The rudder pedal rigging stop is installed on the pilot’s side … the forward portion of it sits on top of the left and right rudder pedals. The aft portion of the rudder pedal stop sits on top of the F-1202 bulkhead. This locks the rudder pedals in the neutral position so the slack can be pulled out of the cable and the drilling location marked onto the F-1258 cable links.
The fabricated rudder pedal rigging stop installed on the pilot’s side.

The plans instruct the builder to center the rudder then pull back on the F-1215 cable links to remove slack from the cable … while pulling back on the links a clamp is to be used to secure the links onto the rudder horn. I was doing this by myself and was making the rudder move either by pulling the slack or while clamping with one hand. After a few cycles of frustration, decided to just lock the rudder by using strips of wood clamped onto each rudder horn to prevent movement while the rudder cables were pulled aft and clamped onto the rudder horn.
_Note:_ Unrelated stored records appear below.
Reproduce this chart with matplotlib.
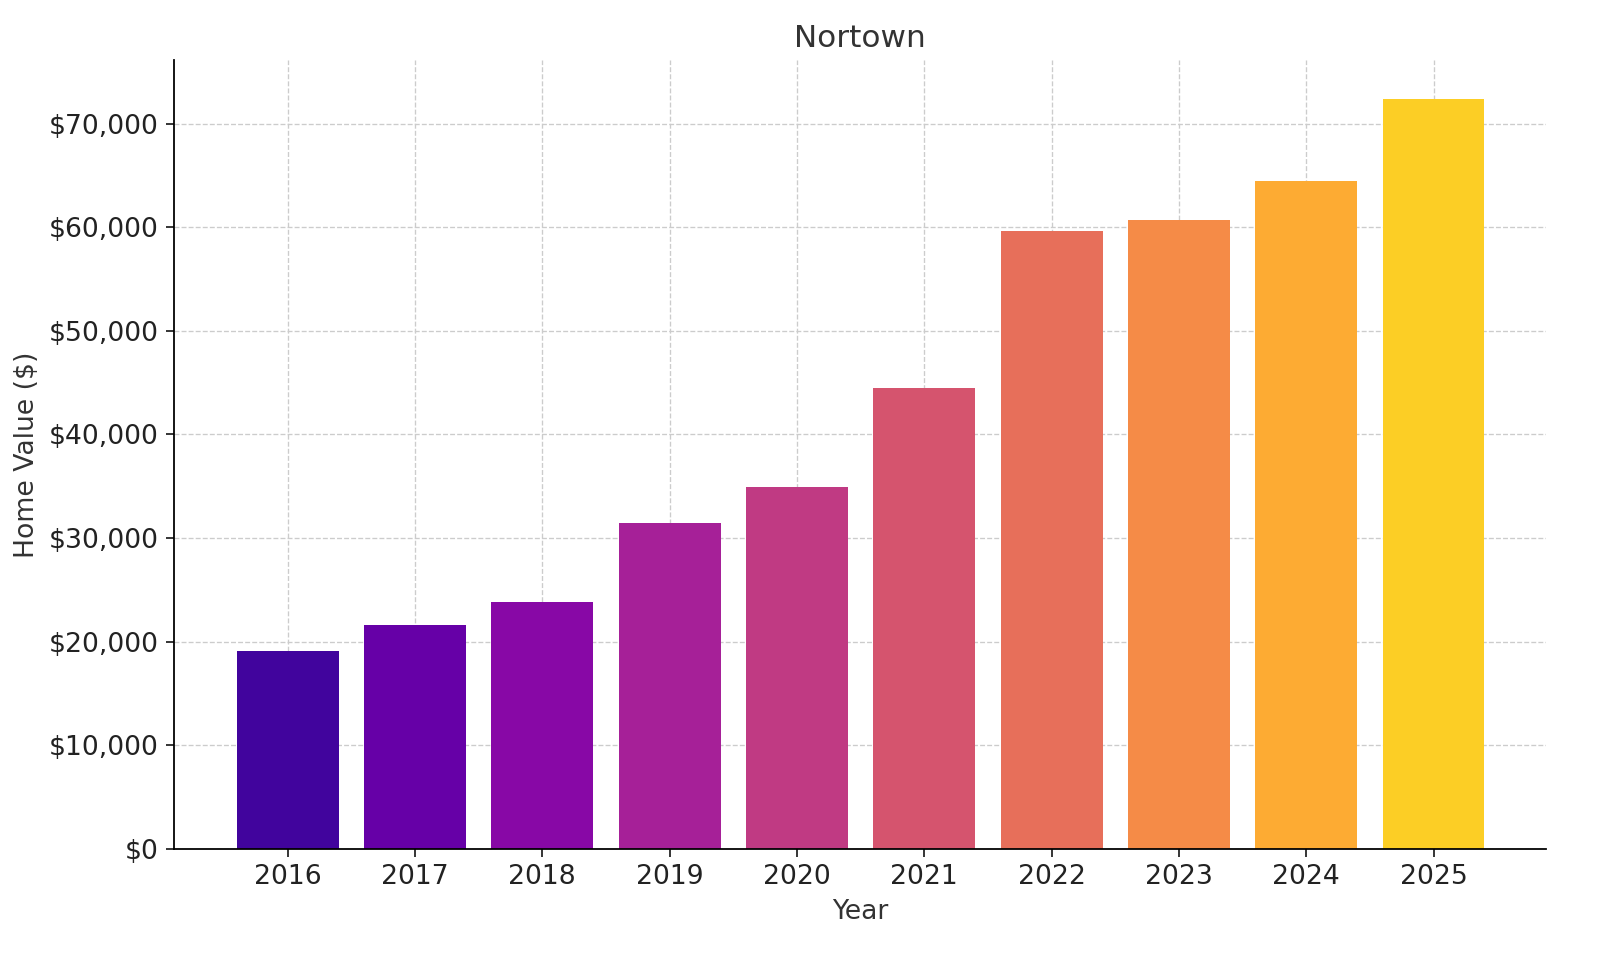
import matplotlib
matplotlib.use("Agg")
import matplotlib.pyplot as plt
import numpy as np
from matplotlib.ticker import FuncFormatter

years = [2016, 2017, 2018, 2019, 2020, 2021, 2022, 2023, 2024, 2025]
values = [19100, 21600, 23800, 31400, 34900, 44500, 59600, 60700, 64500, 72400]

fig = plt.figure(figsize=(10, 6), dpi=160)
ax = fig.add_axes([0.109, 0.116, 0.857, 0.821])
colors = plt.cm.plasma(np.linspace(0.1, 0.9, len(years)))
ax.bar([str(y) for y in years], values, color=colors, width=0.8, zorder=2)
ax.set_xlim(-0.89, 9.88)
ax.set_ylim(0, 76100)
ax.set_yticks(range(0, 70001, 10000))
ax.yaxis.set_major_formatter(FuncFormatter(lambda v, p: f"${v:,.0f}"))
ax.grid(True, linestyle="--", color="#cccccc", linewidth=0.6, zorder=0)
for s in ["top", "right"]:
    ax.spines[s].set_visible(False)
ax.tick_params(labelsize=12, colors="#222222")
ax.set_title("Nortown", fontsize=14, color="#333333")
ax.set_xlabel("Year", fontsize=12, color="#333333")
ax.set_ylabel("Home Value ($)", fontsize=12, color="#333333")
fig.savefig("out.png", dpi=160)
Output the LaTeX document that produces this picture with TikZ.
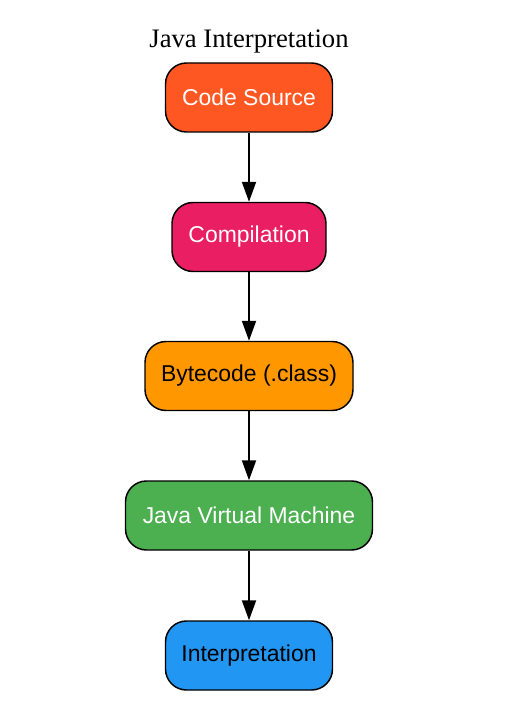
\documentclass[tikz,border=0pt]{standalone}
\usepackage{fontspec}
\setmainfont{Liberation Sans}
\newfontfamily\titlefont{Liberation Serif}
\usetikzlibrary{arrows.meta}
\definecolor{csrc}{HTML}{FF5722}
\definecolor{ccomp}{HTML}{E91E63}
\definecolor{cbyte}{HTML}{FF9800}
\definecolor{cjvm}{HTML}{4CAF50}
\definecolor{cinterp}{HTML}{2196F3}
\tikzset{
  stepbox/.style={draw=black, line width=1.1pt, rounded corners=15.75pt,
    minimum height=51.75pt, inner sep=0pt, font=\fontsize{17.2}{20}\selectfont},
  flow/.style={draw=black, line width=1.5pt, -{Triangle[length=15pt,width=10.5pt]}}
}
\begin{document}
\begin{tikzpicture}[x=0.75pt,y=-0.75pt]
\useasboundingbox (0,0) rectangle (511,713);
\node[anchor=base, font=\titlefont\fontsize{20}{24}\selectfont] (title) at (249,48) {Java Interpretation};
\node[stepbox, fill=csrc, text=white, minimum width=125.25pt] (cs) at (249,97.5) {Code Source};
\node[stepbox, fill=ccomp, text=white, minimum width=115.5pt] (comp) at (249,237) {Compilation};
\node[stepbox, fill=cbyte, text=black, minimum width=156pt] (byte) at (249,376) {Bytecode (.class)};
\node[stepbox, fill=cjvm, text=white, minimum width=185.25pt] (jvm) at (249,515.5) {Java Virtual Machine};
\node[stepbox, fill=cinterp, text=black, minimum width=125.25pt] (interp) at (249,655.5) {Interpretation};
\draw[flow] (cs) -- (comp);
\draw[flow] (comp) -- (byte);
\draw[flow] (byte) -- (jvm);
\draw[flow] (jvm) -- (interp);
\end{tikzpicture}
\end{document}
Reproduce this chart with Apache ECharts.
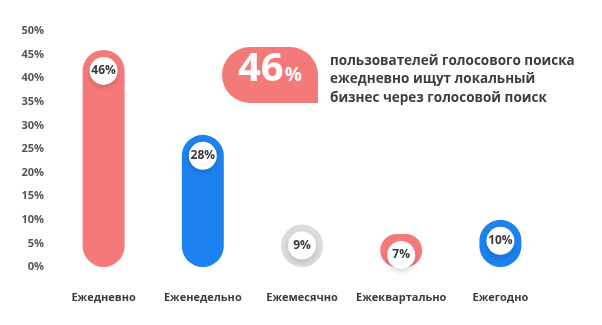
<!DOCTYPE html>
<html><head><meta charset="utf-8">
<script src="https://cdn.jsdelivr.net/npm/echarts@6/dist/echarts.min.js"></script>
<style>html,body{margin:0;padding:0;background:#fff}#c{width:602px;height:325px}</style>
</head><body><div id="c"></div>
<script>
const categories = ['Ежедневно', 'Еженедельно', 'Ежемесячно', 'Ежеквартально', 'Ежегодно'];
const values = [46, 28, 9, 7, 10];
const barColors = ['#F47A7A', '#1C82F0', '#DCDCDC', '#F47A7A', '#1C82F0'];
const yTicks = [0, 5, 10, 15, 20, 25, 30, 35, 40, 45, 50];
const headline = '46';
const note = ['пользователей голосового поиска', 'ежедневно ищут локальный', 'бизнес через голосовой поиск'];

const FONT = '"Open Sans", sans-serif';
const chart = echarts.init(document.getElementById('c'), null, {renderer: 'canvas'});
chart.setOption({
  animation: false,
  backgroundColor: '#fff',
  grid: {left: 54, right: 52, top: 31, bottom: 58},
  xAxis: {
    type: 'category', data: categories,
    axisLine: {show: false}, axisTick: {show: false},
    axisLabel: {interval: 0, margin: 25, color: '#3c3c3c', fontSize: 11, fontWeight: 'bold', fontFamily: FONT}
  },
  yAxis: {
    type: 'value', min: yTicks[0], max: yTicks[yTicks.length - 1], interval: 5,
    splitLine: {show: false}, axisLine: {show: false}, axisTick: {show: false},
    axisLabel: {formatter: '{value}%', margin: 10, color: '#555', fontSize: 11, fontWeight: 'bold', fontFamily: FONT}
  },
  series: [
    {
      type: 'bar', barWidth: 42,
      data: values.map((v, i) => ({value: v, itemStyle: {color: barColors[i]}})),
      itemStyle: {borderRadius: 21}
    },
    {
      type: 'scatter', symbol: 'circle', symbolSize: 28, symbolOffset: [0, 21],
      data: values,
      itemStyle: {color: '#fff', opacity: 1, shadowBlur: 5, shadowColor: 'rgba(0,0,0,0.15)', shadowOffsetY: 3},
      label: {show: true, position: 'inside', formatter: p => p.value + '%', color: '#3a3a3a', fontSize: 12, fontWeight: 'bold', fontFamily: FONT},
      z: 3
    }
  ],
  graphic: [
    {type: 'rect', left: 222, top: 47, shape: {width: 96, height: 56, r: [28, 28, 0, 28]}, style: {fill: '#F47A7A'}},
    {type: 'text', left: 238, top: 50, style: {
      text: '{a|' + headline + '}{b|%}', fill: '#fff',
      rich: {a: {fontSize: 40, fontWeight: 'bold', fontFamily: FONT, fill: '#fff', verticalAlign: 'bottom'},
             b: {fontSize: 19, fontWeight: 'bold', fontFamily: FONT, fill: '#fff', verticalAlign: 'bottom', padding: [0, 0, 5, 1]}}
    }},
    {type: 'text', left: 330, top: 52, style: {
      text: note.join('\n'), fill: '#3c3c3c', fontSize: 13.5, fontWeight: 'bold', fontFamily: FONT, lineHeight: 18.3
    }}
  ]
});
</script></body></html>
Measurements were taken from the center of the holes in the rudder horn to the tailcone’s aft bulkhead and equal position was achieved at around 2 3/8" (if memory serves me correct). The clamping worked out great!
Rudder locked in a neutral position by using two strips of wood clamped onto the rudder’s horns.
View of how both sides of the rudder was clamped in a centered position.
Closer view of the left side of the rudder horn clamped in a centered position.

By having the rudder locked, I was able to pull all the slack out of both rudder cables and clamp them onto the rudder horn by myself. Once clamped in position, the hole in the rudder horn is traced onto the F-1258 links. Of note, this process will create long and short F-1258 links. Not to worry … this is because the arms at the rudder pedals are offset … so this process is creating long and short F-1258 links to accommodate for that difference.
The F-1258 links for the left rudder cable will become the long links.
The F-1258 links for the right rudder cable will become the short links.

By this time it was getting late so did not finish drilling the links … so that will be the first task during the next work session.